In today’s passage we see this theme revisited in a different way. Rather than simply ignoring convention himself by touching untouchables, he redefines purity for everyone else! This is seen in the account of his confrontation with the Pharisees over food laws. The idea being challenged is that eating food designated unclean would render the eater unclean as well. Jesus proposes quite the opposite in arguing, “Nothing outside a person can defile them by going into them. Rather, it is what comes out of a person that defiles them.” Here, he completely turns the tables. Cleanliness is not an issue of avoiding contact with unclean things. Instead, it is an internal issue. In this, we are invited to consider what is “coming out” of us (see Mark 7:20-23). Is it pure or less so? As we consider this, we can be heartened by God’s transforming grace and pray that we might be cleaned from the inside out. And we should of course live in accordance with this prayer by seeking purity in practical ways as well.
Note also that after this scene, Jesus once again challenges sensibilities in this area as he ministers to Gentiles.
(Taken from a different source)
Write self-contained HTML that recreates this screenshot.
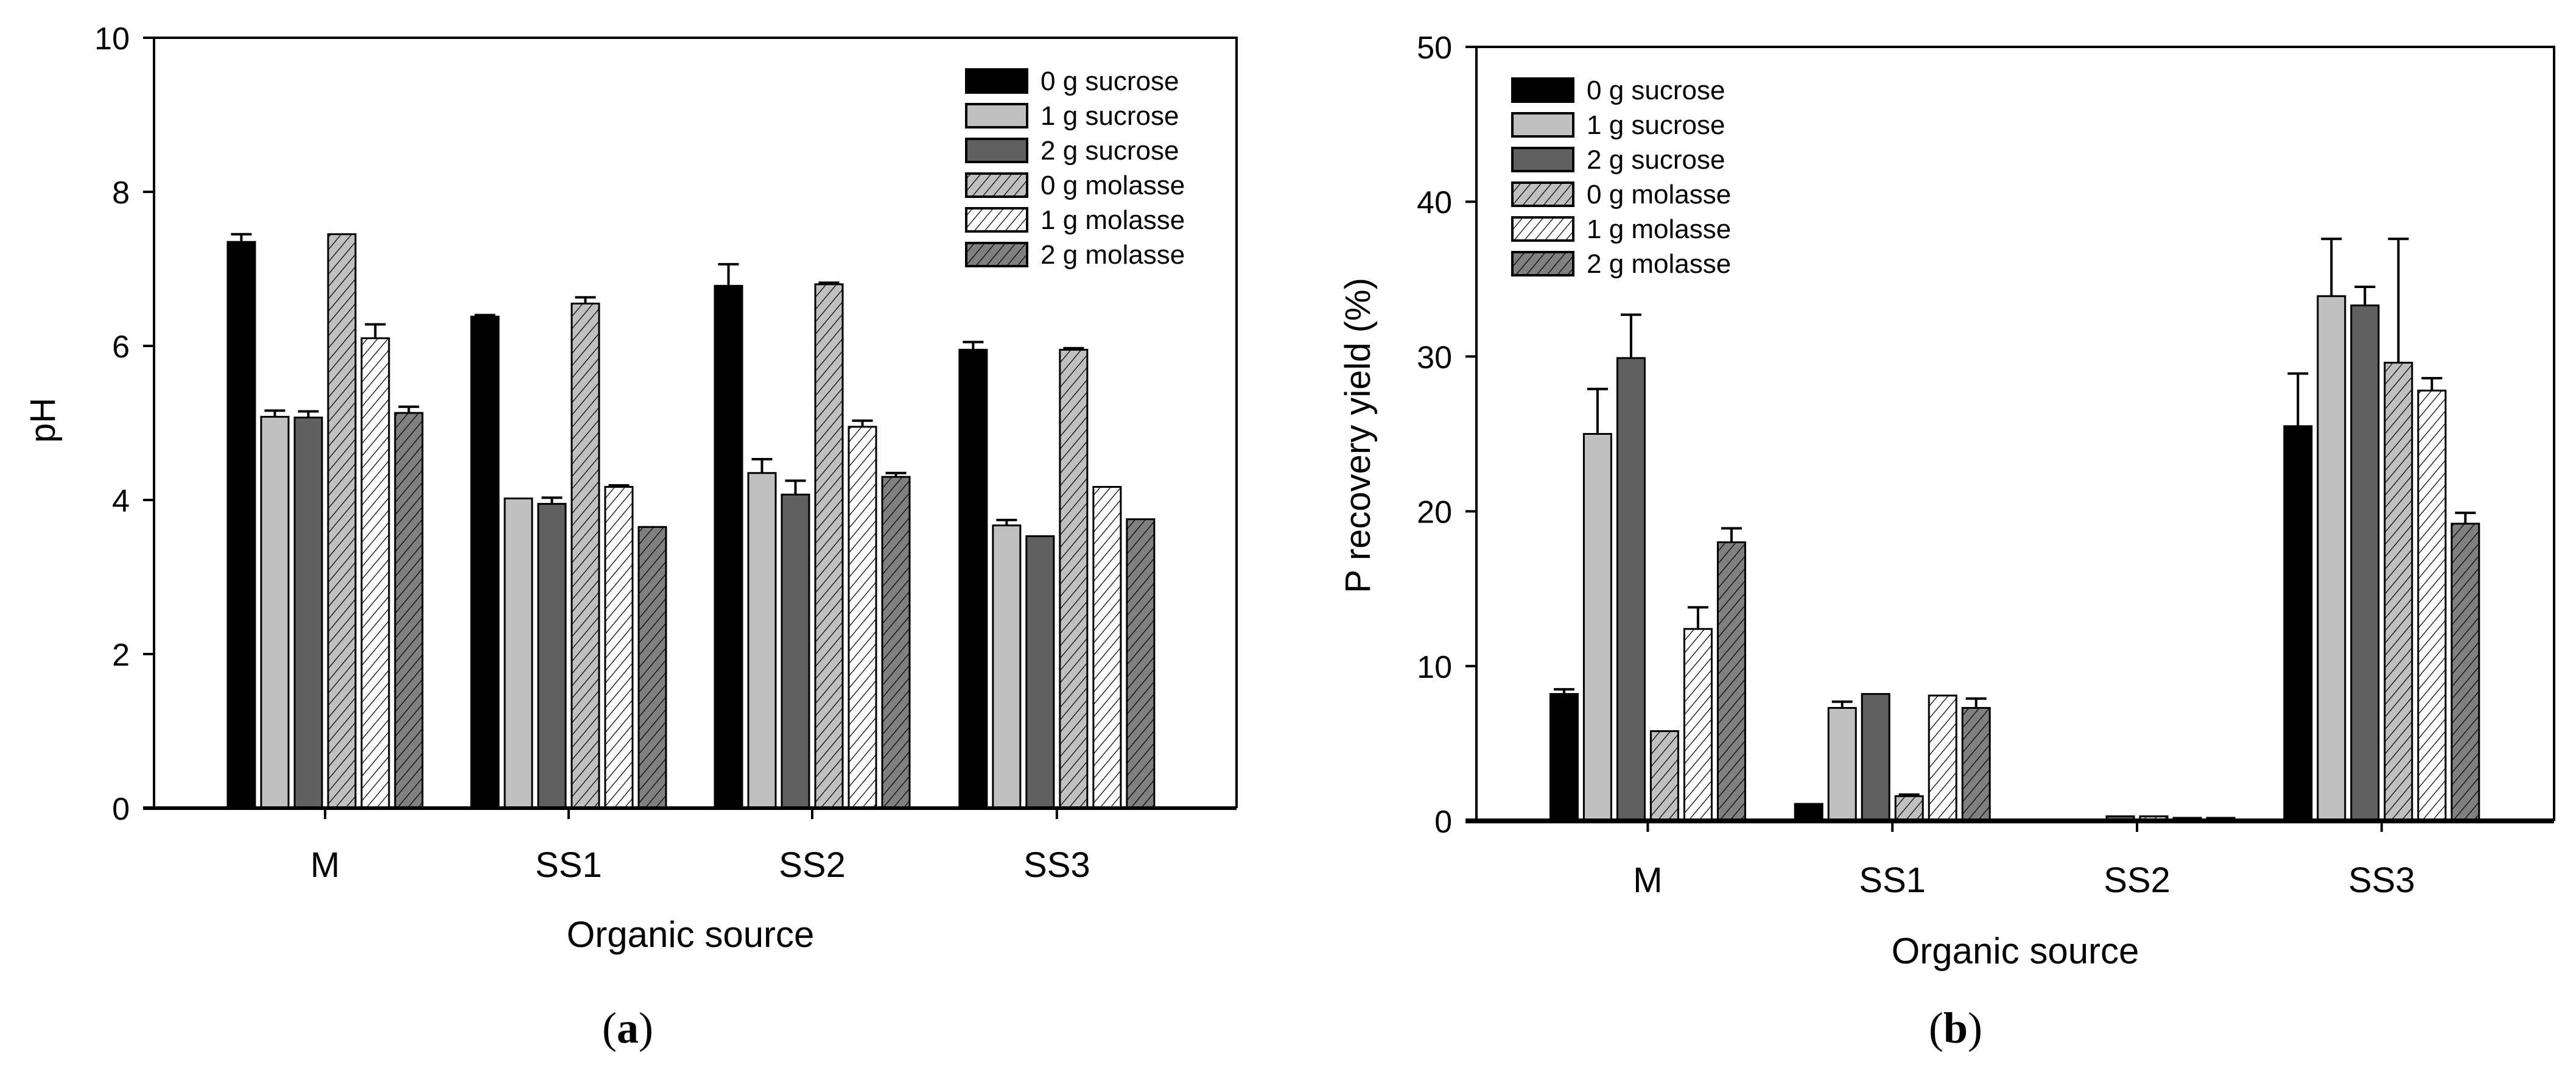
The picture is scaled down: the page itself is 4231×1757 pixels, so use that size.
<!DOCTYPE html>
<html><head><meta charset="utf-8"><style>
html,body{margin:0;padding:0;background:#fff;}
svg{display:block;font-family:"Liberation Sans",Arial,sans-serif;}
</style></head><body>
<svg id="svg" width="4231" height="1757" viewBox="0 0 4231 1757" xmlns="http://www.w3.org/2000/svg">
<defs>
<pattern id="hatch-light" patternUnits="userSpaceOnUse" width="13" height="13" patternTransform="rotate(40)"><rect width="13" height="13" fill="#c0c0c0"/><line x1="0" y1="0" x2="0" y2="13" stroke="#000" stroke-width="2.5"/></pattern>
<pattern id="hatch-white" patternUnits="userSpaceOnUse" width="13" height="13" patternTransform="rotate(40)"><rect width="13" height="13" fill="#fff"/><line x1="0" y1="0" x2="0" y2="13" stroke="#000" stroke-width="2.5"/></pattern>
<pattern id="hatch-dark" patternUnits="userSpaceOnUse" width="13" height="13" patternTransform="rotate(40)"><rect width="13" height="13" fill="#808080"/><line x1="0" y1="0" x2="0" y2="13" stroke="#000" stroke-width="2.5"/></pattern>
</defs>
</svg>
<script>
const categories = ["M","SS1","SS2","SS3"];
const seriesNames = ["0 g sucrose","1 g sucrose","2 g sucrose","0 g molasse","1 g molasse","2 g molasse"];
// pH values per series (across categories)
const phS0 = [7.35,6.38,6.78,5.95];
const phS1 = [5.08,4.02,4.35,3.67];
const phS2 = [5.07,3.95,4.07,3.53];
const phM0 = [7.45,6.55,6.80,5.95];
const phM1 = [6.10,4.17,4.95,4.17];
const phM2 = [5.13,3.65,4.30,3.75];
const phErrS0 = [0.10,0.02,0.28,0.10];
const phErrS1 = [0.08,0.00,0.18,0.07];
const phErrS2 = [0.08,0.08,0.18,0.00];
const phErrM0 = [0.00,0.08,0.02,0.02];
const phErrM1 = [0.18,0.02,0.08,0.00];
const phErrM2 = [0.08,0.00,0.05,0.00];
// P recovery yield values
const pyS0 = [8.2,1.1,0.0,25.5];
const pyS1 = [25.0,7.3,0.05,33.9];
const pyS2 = [29.9,8.2,0.3,33.3];
const pyM0 = [5.8,1.6,0.3,29.6];
const pyM1 = [12.4,8.1,0.2,27.8];
const pyM2 = [18.0,7.3,0.2,19.2];
const pyErrS0 = [0.3,0.0,0.0,3.4];
const pyErrS1 = [2.9,0.4,0.0,3.7];
const pyErrS2 = [2.8,0.0,0.0,1.2];
const pyErrM0 = [0.0,0.1,0.0,8.0];
const pyErrM1 = [1.4,0.0,0.0,0.8];
const pyErrM2 = [0.9,0.6,0.0,0.7];
const phTicks = [0,2,4,6,8,10];
const pyTicks = [0,10,20,30,40,50];

const NS="http://www.w3.org/2000/svg";
const svg=document.getElementById('svg');
const fills=["#000","#c0c0c0","#606060","url(#hatch-light)","url(#hatch-white)","url(#hatch-dark)"];
function el(tag,attrs,parent){const e=document.createElementNS(NS,tag);for(const k in attrs)e.setAttribute(k,attrs[k]);(parent||svg).appendChild(e);return e;}

function chart(cfg){
  const g=el('g',{});
  
  
  const L=cfg.x0,R=cfg.x1,T=cfg.y0,B=cfg.y1;
  const yS=v=>B-(v-cfg.min)/(cfg.max-cfg.min)*(B-T);
  const xS=i=>L+(R-L)*cfg.catFrac[i];
  const pitch=55,bw=45;
  cfg.series.forEach((vals,s)=>{
    vals.forEach((v,i)=>{
      const cx=xS(i)+(s-2.5)*pitch;
      const top=yS(v);
      const e=cfg.errs[s][i];
      if(e>0){
        const et=yS(v+e);
        const eb=el('path',{d:`M${cx} ${top} V${et} M${cx-17} ${et} H${cx+17}`,stroke:'#000','stroke-width':4,fill:'none'},g);
        
        
      }
      if(v>0){
        const r=el('rect',{x:cx-bw/2,y:top,width:bw,height:B-top,fill:fills[s],stroke:'#000','stroke-width':3},g);
        
        
      }
    });
  });
  const fr=el('path',{d:`M${L} ${B} V${T} H${R} V${B}`,stroke:'#000','stroke-width':4,fill:'none'},g);
  
  
  const xa=el('line',{x1:L-18,y1:B,x2:R,y2:B,stroke:'#000','stroke-width':cfg.xAxisW},g);
  
  
  cfg.ticks.forEach(t=>{
    const y=yS(t);
    el('line',{x1:L-18,y1:y,x2:L,y2:y,stroke:'#000','stroke-width':4},g);
    const tx=el('text',{x:L-40,y:y+19,'text-anchor':'end','font-size':52,fill:'#000'},g);
    tx.textContent=t;
    
    
  });
  categories.forEach((c,i)=>{
    const x=xS(i);
    el('line',{x1:x,y1:B,x2:x,y2:B+18,stroke:'#000','stroke-width':4},g);
    const tx=el('text',{x:x,y:cfg.catY,'text-anchor':'middle','font-size':58,fill:'#000'},g);
    tx.textContent=c;
    
    
  });
  const xt=el('text',{x:cfg.titleX,y:cfg.titleY,'text-anchor':'middle','font-size':60,fill:'#000'},g);
  xt.textContent='Organic source';
  
  
  const yt=el('text',{x:0,y:0,'text-anchor':'middle','font-size':58,fill:'#000',transform:`translate(${cfg.yTitleX},${cfg.yTitleY}) rotate(-90)`},g);
  yt.textContent=cfg.yTitle;
  
  
  const lg=el('g',{},g);
  
  
  seriesNames.forEach((n,s)=>{
    const y=cfg.legY+s*57;
    el('rect',{x:cfg.legX,y:y-19,width:100,height:38,fill:fills[s],stroke:'#000','stroke-width':4},lg);
    const t=el('text',{x:cfg.legX+122,y:y+15,'font-size':44,fill:'#000'},lg);
    t.textContent=n;
    
    
  });
  const lab=el('text',{x:cfg.labelX,y:1712,'text-anchor':'middle','font-size':72,'font-family':'Liberation Serif, serif',fill:'#000'},g);
  lab.innerHTML='(<tspan font-weight="bold">'+cfg.label+'</tspan>)';
  
  
}

chart({name:'ph-chart',x0:253,x1:2031,y0:62,y1:1327,min:0,max:10,ticks:phTicks,
  catFrac:[0.158,0.383,0.608,0.834],
  series:[phS0,phS1,phS2,phM0,phM1,phM2],
  errs:[phErrS0,phErrS1,phErrS2,phErrM0,phErrM1,phErrM2],
  xAxisW:6,catY:1440,titleX:1134,titleY:1555,yTitle:'pH',yTitleX:90,yTitleY:690,legX:1587,legY:133,label:'a',labelX:1031});
chart({name:'p-recovery-chart',x0:2425,x1:4195,y0:77,y1:1348,min:0,max:50,ticks:pyTicks,
  catFrac:[0.159,0.386,0.613,0.840],
  series:[pyS0,pyS1,pyS2,pyM0,pyM1,pyM2],
  errs:[pyErrS0,pyErrS1,pyErrS2,pyErrM0,pyErrM1,pyErrM2],
  xAxisW:8,catY:1465,titleX:3310,titleY:1582,yTitle:'P recovery yield (%)',yTitleX:2250,yTitleY:715,legX:2484,legY:148,label:'b',labelX:3212});
</script>
</body></html>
Garland is again helpful in explaining, “Most Jews in the first century shared without question the prejudice that Gentiles defiled by touch, just like a person with a flux. They regarded their uncleanness as something innate…” (Garland, 288) We now see Jesus in the difficult account of the Syrophonecian woman and then healing a deaf and mute man form the Decapolis, which represents Gentile territory. In the next story, Jesus feeds four thousand, probably in the same region. All of this stands as ministry to “unclean” Gentiles. The issue of uncleanness has ballooned from individuals to an entire swath of people, and we see Jesus once again not shrinking back but engaging these people as well. Jesus is not deterred by prejudice but instead models a radical inclusivity. In the realm of purity and cleanness, we hear Jesus pointing us to self-examination rather than avoidance and challenging us to radical inclusivity. May we heed him well.